Literally everyone on the site is permitted to propose an edit, and everyone with at least 2000 reputation can make unilateral edits. The proposals are approved by a 2 out of 3 majority of random unilateral-edit-privileged users. None of this is considered "moderation" and is not done by "mods". Of millions of Stack Overflow accounts, only a few dozen have ever actually been moderators, and they do a tiny share of curation. Their main job is responding to flags.
> It should have been very costly for them to make a new users feel unwelcome.
The overwhelming majority of people who came to the site wanted the site to be something that it was fundamentally not trying to be, and often something it was fundamentally trying not to be. It was correct to make such users "feel unwelcome", because experience has shown that they typically cannot be reasoned with or explained to. The statistics make it clear that most of them never had any intention of trying to join a community (or, say, ask another question after the one that motivated account creation) in the first place.
(this kind of thing IMO really added to the utterly arcane set of rules and conventions that makes it feel so inaccessible)
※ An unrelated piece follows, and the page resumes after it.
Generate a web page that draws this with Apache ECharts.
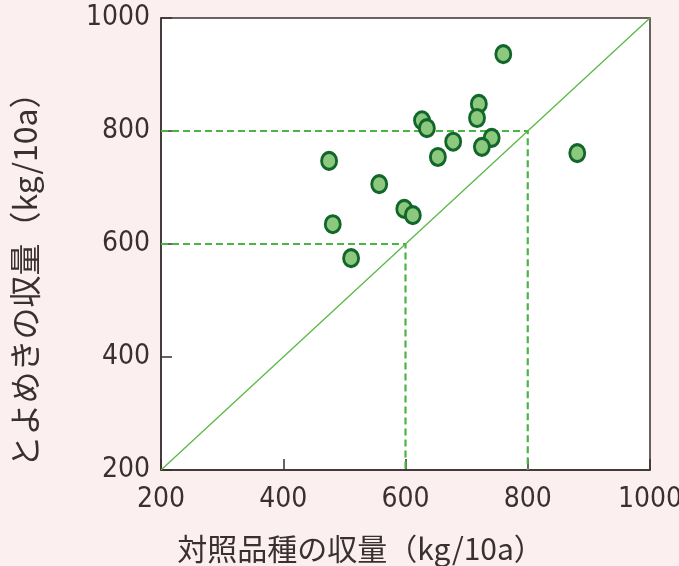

It is good that leaving comments is hard. First off, because it was learned repeatedly, the hard way, that removing that barrier leads to ungodly amounts of literal spam. Second because even insightful comments detract from the main intended flow of using the site, which is: you find a question from a search engine, read the question and verify that it reflects what you're trying to figure out, then scroll down to the answers and learn something. The entire point is to not be a discussion forum (which is also why comments were not threaded for most of the the site's life). In fact, the site came into existence specifically because of frustration with what ends up happening on a discussion forum where people can discuss endlessly.